2.2 – Principes dérivés
24. Pourvu que l’on respecte cette finalité (la technique au service de la vie humaine, qui est la vie de la pensée), aux yeux de la philosophie :
- il est possible (c’est-à-dire non contradictoire) de prêter appui à l’activité vitale d’un vivant grâce au secours de la technique, et d’autant mieux que celle-ci est plus performante (informatique, maîtrise de l’ADN, puces électroniques, etc). On peut donc greffer une machine, un élément informatique, sur un corps vivant, pour renforcer ses propres opérations vitales pour autant que l’on respecte le principe de ces opérations, qui est l’âme ; la technique ne peut que se faire l’auxiliaire de l’âme, sans jamais pouvoir la remplacer
- il est également possible de réemployer un corps mort réduit à l’état de minéral et de l’utiliser comme auxiliaire d’une machine : un « moteur » de type informatique peut fonctionner dans la carcasse d’un cadavre, pour produire un mouvement local, un déplacement. Si on remplace le cerveau par un ordinateur, on aura une machine. L’homme robotisé n’est donc point homme mais seulement robot.
- il est également possible de sélectionner une partie d’un corps animal (un organe ou une cellule) qui reste capable d’opérations neuro-végétatives, quoique séparé de son principe de vie animale, et de lui donner l’auxiliaire de la technique pour lui faire produire ses propres opérations vitales au bénéfice d’un corps autre que son corps d’origine
- il est enfin possible de procéder à des manipulations génétiques, pour autant que s’y prête le principe vital (l’âme) du corps sur lequel on exerce ces manipulations : le corps est « l’instrument » de l’âme. On peut manipuler une cellule humaine, pour produire artificiellement ce qu’elle aurait produit naturellement, mais dans les limites de sa nature, qui sont fixées par l’âme : les chiens ne font pas des chats, pas même en fécondation in vitro et encore moins en clonage !
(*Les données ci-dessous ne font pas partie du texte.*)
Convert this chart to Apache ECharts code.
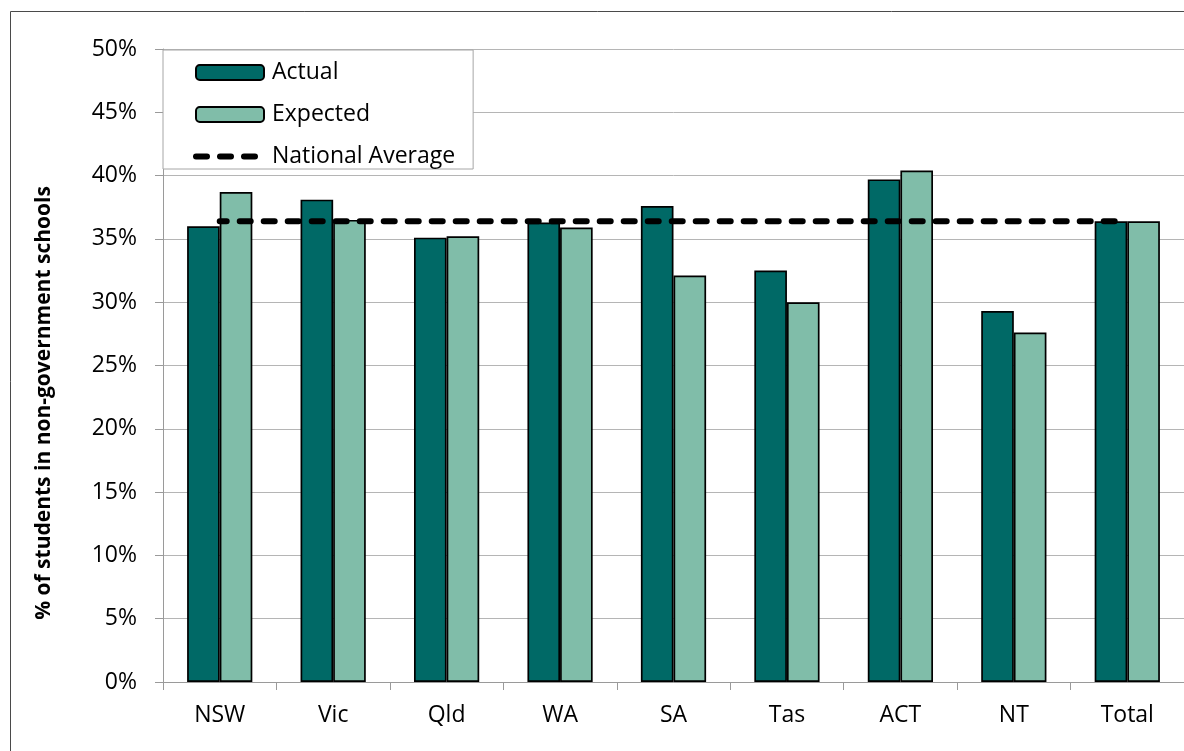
<!DOCTYPE html>
<html>
<head>
<meta charset="utf-8">
<script src="https://cdn.jsdelivr.net/npm/echarts@6/dist/echarts.min.js"></script>
<style>
html,body{margin:0;padding:0;background:#fff;}
#chart{width:1184px;height:751px;}
</style>
</head>
<body>
<div id="chart"></div>
<script>
const categories = ['NSW','Vic','Qld','WA','SA','Tas','ACT','NT','Total'];
const actual = [36.0, 38.1, 35.1, 36.3, 37.6, 32.5, 39.7, 29.3, 36.4];
const expected = [38.7, 36.5, 35.2, 35.9, 32.1, 30.0, 40.4, 27.6, 36.4];
const nationalAverage = [36.4, 36.4, 36.4, 36.4, 36.4, 36.4, 36.4, 36.4, 36.4];
const yAxisTitle = '% of students in non-government schools';

const FONT = 'Open Sans';
const chart = echarts.init(document.getElementById('chart'), null, {renderer:'canvas'});
chart.setOption({
  animation: false,
  backgroundColor: '#fff',
  textStyle: {fontFamily: FONT},
  grid: {left: 163, right: -1, top: 49, bottom: 69, containLabel: false},
  legend: {
    orient: 'vertical',
    left: 163, top: 50,
    padding: [11, 18, 1, 30],
    itemWidth: 68, itemHeight: 15, itemGap: 19,
    backgroundColor: '#fff',
    borderColor: '#a6a6a6', borderWidth: 1,
    textStyle: {fontFamily: FONT, fontSize: 23, color: '#000', padding: [0,0,0,3]},
    data: [
      'Actual',
      'Expected',
      {name: 'National Average', itemStyle: {opacity: 0},
       lineStyle: {width: 6, color: '#000', type: [11, 13], cap: 'round', dashOffset: 0}}
    ]
  },
  xAxis: {
    type: 'category',
    data: categories,
    axisLine: {lineStyle: {color: '#9a9a9a', width: 1}},
    axisTick: {show: true, length: 8, lineStyle: {color: '#9a9a9a'}},
    axisLabel: {fontFamily: FONT, fontSize: 23, color: '#000', margin: 22},
    splitLine: {show: false}
  },
  yAxis: {
    type: 'value',
    min: 0, max: 50, interval: 5,
    axisLine: {show: true, lineStyle: {color: '#9a9a9a', width: 1}},
    axisTick: {show: true, length: 8, lineStyle: {color: '#9a9a9a'}},
    axisLabel: {fontFamily: FONT, fontSize: 23, color: '#000', margin: 26, formatter: '{value}%'},
    splitLine: {lineStyle: {color: '#b5b5b5', width: 1}}
  },
  graphic: [
    {type: 'rect', silent: true, z: -10, shape: {x: 10.5, y: 11.5, width: 1400, height: 1000},
     style: {fill: 'none', stroke: '#4a4a4a', lineWidth: 1}},
    {type: 'text', silent: true, x: 44, y: 403, rotation: Math.PI/2,
     style: {text: yAxisTitle, fontFamily: FONT, fontWeight: 'bold', fontSize: 21, fill: '#000',
             align: 'center', verticalAlign: 'middle'}}
  ],
  series: [
    {name: 'Actual', type: 'bar', data: actual, barGap: '0%', barCategoryGap: '42.5%',
     itemStyle: {color: '#006966', borderColor: '#000', borderWidth: 1.7}},
    {name: 'Expected', type: 'bar', data: expected,
     itemStyle: {color: '#80bda9', borderColor: '#000', borderWidth: 1.7}},
    {name: 'National Average', type: 'line', data: nationalAverage, symbol: 'none', z: 5,
     lineStyle: {color: '#000', width: 6, type: [11, 13], cap: 'round', dashOffset: 4},
     itemStyle: {color: '#000'}}
  ]
});
</script>
</body>
</html>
25. Il y a là autant de possibilités pures, c’est-à-dire d’absences de contradictions. Autre est la question de savoir si ce qui est simplement possible est en outre licite d’un point de vue moral. Précisément, cette question est autre et nous n’en traitons pas ici. Nous voulons seulement vérifier si le transhumanisme représente une option réaliste ou s’il ne serait pas plutôt une utopie et une chimère.
26. Par ailleurs, le cerveau n’est pas l’âme ; il n’est qu’un organe parmi d’autres, une partie du corps, dont l’âme est le principe vital. Le cerveau est l’organe plus prochain et adéquat de certaines opérations de la vie corporelle qui sont celles des sens internes (mémoire et imagination). Mais la vie intellectuelle et morale est d’ordre spirituel et ne passe pas par lui. On ne peut pas « numériser » les opérations de la vie spirituelle, ni les mettre sous forme de « données » sur un disque dur ! En effet, ces opérations sont d’ordre spirituel (ce sont des idées et des raisonnements) et le disque dur est un support matériel. L’homme peut programmer un ordinateur, en accomplissant de ce fait une œuvre d’art, un produit artificiel, mais il ne peut pas lui communiquer sa propre vie humaine.
27. Enfin, si la séparation du cerveau d’avec le corps provoque la mort, elle provoque par le fait même la séparation du cerveau d’avec l’âme ; le cerveau est alors dans un état de corruption qui le réduit successivement au stade d’un végétal puis d’un minéral : il est incapable d’exercer ses opérations proprement animales et il serait donc vain de le mettre sur un robot ou sur un autre corps. Le robot humanisé (la machine sur laquelle on grefferait un cerveau) est donc une chimère.
III – Bref épilogue
28. Le lecteur désireux d’approfondir la question aura grand intérêt à méditer le beau livre d’Olivier Rey, Leurre et malheur du transhumanisme, paru aux Editions Desclée, en 2018. Le titre en suggère l’une des idées maîtresses, qui se retrouve d’ailleurs dès le chapitre I du livre, intitulé : « Faut-il prendre au sérieux le transhumanisme ? ». Le grand mérite de l’auteur est d’établir ici sans conteste que, du moins pour une bonne part, nous avons avec ce transhumanisme affaire à une idéologie servie par une propagande.
29. L’imagination ayant pris le pouvoir sécrète inévitablement une pseudo science, à la fois fictive et fiction. Et ce n’est pas le moindre avantage de la philosophie pérenne, héritée d’Aristote et de saint Thomas, que de nous donner le moyen d’y échapper.